Even while back in the U.S., maintaining a cultural connection to Germany remained important. Juergen “made a huge effort to introduce our children and grandchildren… to Germany and [German] customs… to the extent of having live candles on the Christmas tree.” Now, the main connection is through one of his children, who “has emigrated to Germany and has settled there as an architect, has married a German woman, [and] has a German family.” He says “[having] German children and grandchildren living in Germany makes a huge difference,” and it makes him very happy that “all of our children and grandchildren like to go back to Germany, not just because they have relatives there that they like to visit in Germany.” Despite all that, though, he doesn’t ever plan to move back, mainly because his friends and most of his family are here in the U.S. now.
Asked if he considers himself an American, he responds, “I consider myself mostly a citizen of the world. But of course, I have affection for Germany. And being a citizen of the U.S., I feel responsible. I should make this as good a place as possible, so be engaged politically in the community.” What kind of change would he like to see in the U.S.? He says the U.S. should “take better care of [its] citizens,” and lists health care and economic equality as things the U.S. could learn to do better from Germany.

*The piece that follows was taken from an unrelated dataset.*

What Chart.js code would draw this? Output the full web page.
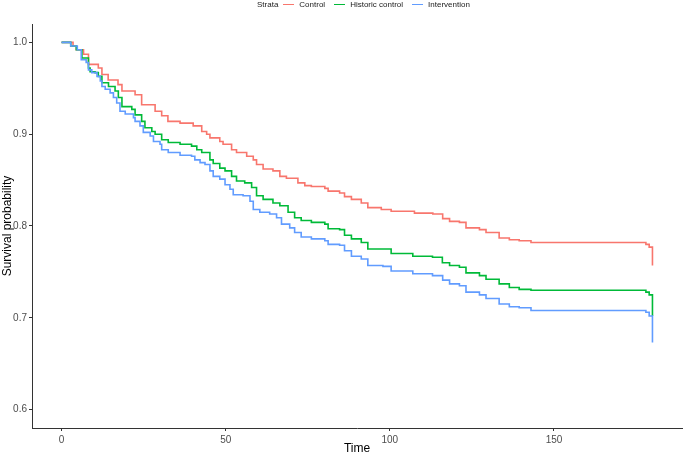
<!DOCTYPE html>
<html>
<head>
<meta charset="utf-8">
<script src="https://cdn.jsdelivr.net/npm/chart.js@4/dist/chart.umd.min.js"></script>
<style>
  html, body { margin: 0; padding: 0; background: #fff; }
  #wrap { position: relative; width: 685px; height: 456px; }
  #legend { position: absolute; top: 0; left: 257px; height: 9px; display: flex; align-items: center;
            font-family: 'Liberation Sans', Arial, sans-serif; font-size: 8px; line-height: 9px; color: #1a1a1a; white-space: nowrap; }
  #legend .key { display: inline-block; width: 11px; height: 1.5px; margin: 0 5px 0 5px; }
  #legend .lab { margin-right: 4px; }
</style>
</head>
<body>
<div id="wrap">
  <canvas id="c" width="685" height="456"></canvas>
  <div id="legend"></div>
</div>
<script>
// ---- data ----
const legendTitle = 'Strata';
const strata = ['Control', 'Historic control', 'Intervention'];
const colors = ['#F8766D', '#00BA38', '#619CFF'];

const xTicks = [0, 50, 100, 150];
const yTicks = [0.6, 0.7, 0.8, 0.9, 1.0];

const controlTime = [0, 3.5, 4.5, 6.7, 8.2, 11.2, 12.3, 14.2, 17.2, 18.4, 22.4, 24.4, 28.5, 30.5, 32.4, 36.1, 40.1, 42.7, 44.2, 45.2, 48.2, 49.2, 51.8, 53.3, 56.4, 58.4, 59.4, 61.4, 64.4, 66.5, 68.5, 72, 74.1, 76.1, 80.2, 81.2, 84.7, 86.2, 88.3, 91.3, 93.3, 97.4, 100.4, 107.5, 113.1, 116.1, 118.2, 121.2, 123.2, 127.3, 129.3, 133.3, 136.4, 139.4, 143, 178, 179, 180];
const controlSurv = [1, 0.996, 0.992, 0.987, 0.976, 0.972, 0.965, 0.959, 0.954, 0.947, 0.943, 0.932, 0.925, 0.920, 0.914, 0.912, 0.909, 0.903, 0.900, 0.896, 0.892, 0.889, 0.883, 0.880, 0.876, 0.872, 0.867, 0.862, 0.860, 0.854, 0.852, 0.847, 0.844, 0.843, 0.841, 0.838, 0.836, 0.832, 0.829, 0.825, 0.820, 0.818, 0.816, 0.814, 0.813, 0.808, 0.805, 0.804, 0.798, 0.796, 0.793, 0.787, 0.785, 0.784, 0.782, 0.780, 0.777, 0.757];

const historicTime = [0, 2.8, 4.5, 6.2, 8.2, 8.7, 10.2, 11.2, 12.3, 14.3, 16.3, 17.3, 18.4, 21.4, 22.4, 24.4, 25.4, 27.5, 28.5, 30.5, 32.5, 36.1, 39.6, 41.2, 42.7, 45.2, 46.2, 48.2, 49.8, 51.8, 53.3, 55.8, 57.9, 59.4, 61.4, 64.4, 66.5, 69, 71, 73, 76.1, 80.2, 81.2, 84.7, 86.2, 88.3, 91.3, 93.3, 100.4, 107, 113, 116, 118.2, 121.2, 123.2, 127.3, 129.3, 133.3, 136.4, 139.4, 143, 178, 179, 180];
const historicSurv = [1, 0.996, 0.992, 0.983, 0.972, 0.968, 0.967, 0.963, 0.956, 0.952, 0.947, 0.940, 0.930, 0.927, 0.921, 0.914, 0.907, 0.903, 0.900, 0.894, 0.891, 0.889, 0.887, 0.883, 0.880, 0.872, 0.868, 0.863, 0.860, 0.854, 0.849, 0.847, 0.842, 0.833, 0.829, 0.825, 0.822, 0.815, 0.809, 0.806, 0.804, 0.802, 0.797, 0.796, 0.790, 0.786, 0.782, 0.775, 0.770, 0.767, 0.766, 0.760, 0.757, 0.755, 0.749, 0.746, 0.742, 0.737, 0.733, 0.731, 0.730, 0.728, 0.725, 0.702];

const interventionTime = [0, 2.8, 4.8, 6.0, 7.5, 8.2, 9.2, 10.8, 11.8, 12.3, 13.3, 14.8, 15.8, 16.8, 17.8, 19.4, 21.9, 22.4, 23.9, 24.9, 27, 28, 30, 30.5, 32.5, 36.1, 39.6, 40.6, 42.2, 43.7, 45.2, 46.2, 48.2, 49.8, 51.3, 52.3, 55.3, 57.4, 58.4, 60.4, 63.4, 65.5, 67, 69.5, 71, 73, 76.1, 80.2, 81.2, 84.7, 86.2, 88.3, 91.3, 93.3, 97.9, 100.4, 107, 113, 116.1, 118.2, 121.2, 123.2, 127.3, 129.3, 133.3, 136.4, 139.4, 143, 178, 179, 180];
const interventionSurv = [1, 0.996, 0.992, 0.981, 0.978, 0.970, 0.967, 0.963, 0.958, 0.952, 0.949, 0.945, 0.940, 0.934, 0.925, 0.922, 0.918, 0.914, 0.909, 0.902, 0.898, 0.892, 0.889, 0.883, 0.880, 0.877, 0.876, 0.872, 0.869, 0.867, 0.860, 0.854, 0.851, 0.845, 0.840, 0.834, 0.833, 0.827, 0.818, 0.815, 0.813, 0.809, 0.802, 0.798, 0.793, 0.788, 0.786, 0.784, 0.780, 0.779, 0.773, 0.767, 0.764, 0.757, 0.756, 0.751, 0.748, 0.746, 0.741, 0.737, 0.735, 0.728, 0.725, 0.721, 0.715, 0.712, 0.711, 0.708, 0.706, 0.702, 0.673];

// ---- build ----
const times = [controlTime, historicTime, interventionTime];
const survs = [controlSurv, historicSurv, interventionSurv];

const lg = document.getElementById('legend');
const t0 = document.createElement('span'); t0.textContent = legendTitle; lg.appendChild(t0);
strata.forEach((s, i) => {
  const k = document.createElement('span'); k.className = 'key'; k.style.background = colors[i]; lg.appendChild(k);
  const l = document.createElement('span'); l.className = 'lab'; l.textContent = s; lg.appendChild(l);
});

Chart.defaults.font.family = "'Liberation Sans', Arial, sans-serif";

const datasets = strata.map((s, i) => ({
  label: s,
  data: times[i].map((t, j) => ({ x: t, y: survs[i][j] })),
  borderColor: colors[i],
  backgroundColor: colors[i],
  borderWidth: 1.6,
  stepped: 'before',
  pointRadius: 0,
  fill: false,
  order: 2 - i
}));

new Chart(document.getElementById('c'), {
  type: 'line',
  data: { datasets },
  options: {
    responsive: false,
    animation: false,
    devicePixelRatio: 1,
    layout: { padding: { top: 24, right: 3, left: 0, bottom: 0 } },
    plugins: { legend: { display: false }, tooltip: { enabled: false } },
    scales: {
      x: {
        type: 'linear', min: -9, max: 189,
        afterBuildTicks: s => { s.ticks = xTicks.map(v => ({ value: v })); },
        afterFit: s => { s.height = 28; },
        ticks: { font: { size: 10 }, color: '#4d4d4d', padding: 3, maxRotation: 0, autoSkip: false,
                 callback: v => String(v) },
        grid: { drawOnChartArea: false, drawTicks: true, tickLength: 3, color: '#333' },
        border: { display: true, color: '#333', width: 1 },
        title: { display: true, text: 'Time', font: { size: 12 }, color: '#000', padding: 0 }
      },
      y: {
        type: 'linear', min: 0.58, max: 1.02,
        afterBuildTicks: s => { s.ticks = yTicks.map(v => ({ value: v })); },
        afterFit: s => { s.width = 32; },
        ticks: { font: { size: 10 }, color: '#4d4d4d', padding: 2, autoSkip: false,
                 callback: v => Number(v).toFixed(1) },
        grid: { drawOnChartArea: false, drawTicks: true, tickLength: 3, color: '#333' },
        border: { display: true, color: '#333', width: 1 },
        title: { display: true, text: 'Survival probability', font: { size: 12 }, color: '#000', padding: 0 }
      }
    }
  }
});
</script>
</body>
</html>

While his family had a relatively smooth transition to the United States, Juergen knows that not all immigrants are so fortunate. He emphasizes the importance of hard work in succeeding as an immigrant in the U.S. To be sure, he and his family have worked hard—he is “still somewhat proud” of being salutatorian of his Ohio high school. Still, he readily points out that his family “definitely had advantages to get started,” since they arrived in America as white, military-sponsored immigrants who already knew some English. Asked whether he sees the U.S. as welcoming to immigrants, he responds, “I think Americans on an individual basis are very generous… As a nation, less so.” He explains that if you “have close personal contact with another immigrant, you probably feel rather positive. You want to help them out.” However, he cites the U.S.’s relatively low allocation of foreign aid as evidence of a different national attitude, and remarks that “everybody in the US is agreed that the immigration system is broken, but they are not agreed what to do about it.”

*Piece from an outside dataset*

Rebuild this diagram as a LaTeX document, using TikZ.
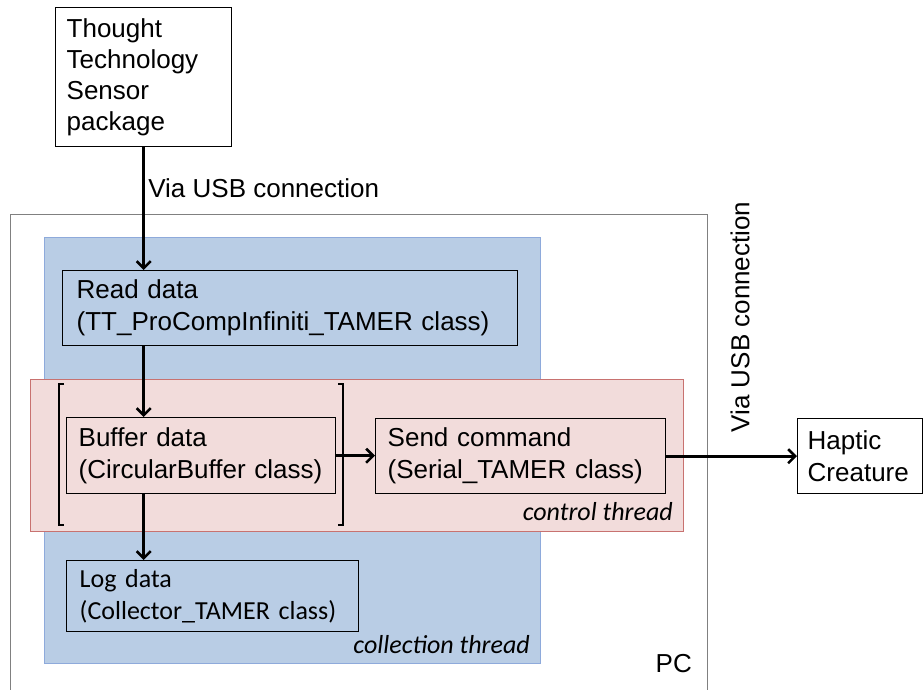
\documentclass[tikz,border=0pt]{standalone}
\usepackage{fontspec}
\setmainfont{Liberation Sans}
\newfontfamily\calibri{Carlito}
\usepackage{tikz}
\usetikzlibrary{arrows.meta}

\definecolor{threadblue}{HTML}{B9CDE5}
\definecolor{threadblueline}{HTML}{8EAADB}
\definecolor{threadpink}{HTML}{F2DCDB}
\definecolor{threadpinkline}{HTML}{C87270}
\definecolor{pcgray}{HTML}{808080}

\begin{document}
\begin{tikzpicture}[x=1pt,y=-1pt,>={Straight Barb[length=7pt,width=14pt]},
  every node/.style={font=\fontsize{26}{32}\selectfont},
  box/.style={draw, line width=1.4pt, anchor=north west, align=left, inner ysep=0pt},
  region/.style={anchor=north west, line width=1pt, inner sep=0pt},
  link/.style={->, line width=2.6pt},
  tag/.style={font=\calibri\itshape\fontsize{26}{32}\selectfont, inner sep=0pt},
  bracket/.style={line width=2.8pt}]
  \useasboundingbox (0,0) rectangle (923,690);

  % PC frame, runs off the bottom
  \draw[pcgray, line width=0.8pt] (10,690) -- (10,214) -- (707,214) -- (707,690);
  \node[anchor=base east, inner sep=0pt] (pc) at (692,672) {PC};

  % collection thread
  \node[region, fill=threadblue, draw=threadblueline, minimum width=496pt, minimum height=426pt] (collect) at (44,237) {};
  \node[tag, anchor=base east] (collecttag) at (530,653) {collection thread};

  \node[box, text width=154pt, minimum height=139pt, inner xsep=11pt, font=\fontsize{26}{31}\selectfont] (sensor) at (55,7) {Thought\\Technology\\Sensor\\package};
  \node[box, text width=427pt, minimum height=75pt, inner xsep=14pt] (read) at (62,270) {Read data\\(TT\_ProCompInfiniti\_TAMER class)};

  % control thread
  \node[region, fill=threadpink, draw=threadpinkline, minimum width=653pt, minimum height=152pt] (control) at (30,379) {};
  \node[tag, anchor=base east] (controltag) at (673,520) {control thread};

  \node[box, text width=245pt, minimum height=76pt, inner xsep=12pt] (buffer) at (66,417) {Buffer data\\(CircularBuffer class)};
  \node[box, text width=266pt, minimum height=75pt, inner xsep=12pt] (send) at (375,418) {Send command\\(Serial\_TAMER class)};
  \node[box, text width=105pt, minimum height=75pt, inner xsep=10pt] (haptic) at (797,418) {Haptic\\Creature};
  \node[box, font=\calibri\fontsize{26}{32}\selectfont, text width=266pt, minimum height=71pt, inner xsep=13pt] (log) at (66,560) {Log data\\(Collector\_TAMER class)};

  \draw[bracket] (64,384) -| (59,525) -- (64,525);
  \draw[bracket] (338,384) -| (343,525) -- (338,525);

  \draw[link] (sensor.south) -- node[right, pos=0.33] (usbin) {Via USB connection} (sensor.south |- read.north);
  \draw[link] (sensor.south |- read.south) -- (sensor.south |- buffer.north);
  \draw[link] (sensor.south |- buffer.south) -- (sensor.south |- log.north);
  \draw[link] (buffer.east) -- (buffer.east -| send.west);
  \draw[link] (send.east) -- (send.east -| haptic.west);
  \node[rotate=90] (usbout) at (740,317) {Via USB connection};
\end{tikzpicture}
\end{document}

As Juergen talks about stereotypical differences between the U.S. and Germany, and about the immigrant experience at large, he focuses mainly on the concept of hard work. Throughout his own story, however, different themes emerge: those of adventure, family, community, and a whole lot of luck. He reflects on his fondness for his various homes: “…we [he and his wife] like the history and the quaint geography and city life and so on in Germany. We also like the open spaces of the US… especially after having lived in Wyoming.” With family, friends, and memories spread over multiple continents and the ability to visit them all, Juergen knows how fortunate he has been. And though he says he doesn’t know the solution to the national gridlock on immigration issues, as he describes his wishes for today’s immigrants—a path to citizenship, access to social services, and efforts to improve conditions in the countries of those who have not yet migrated—I hear his hope that others, too, can be so lucky.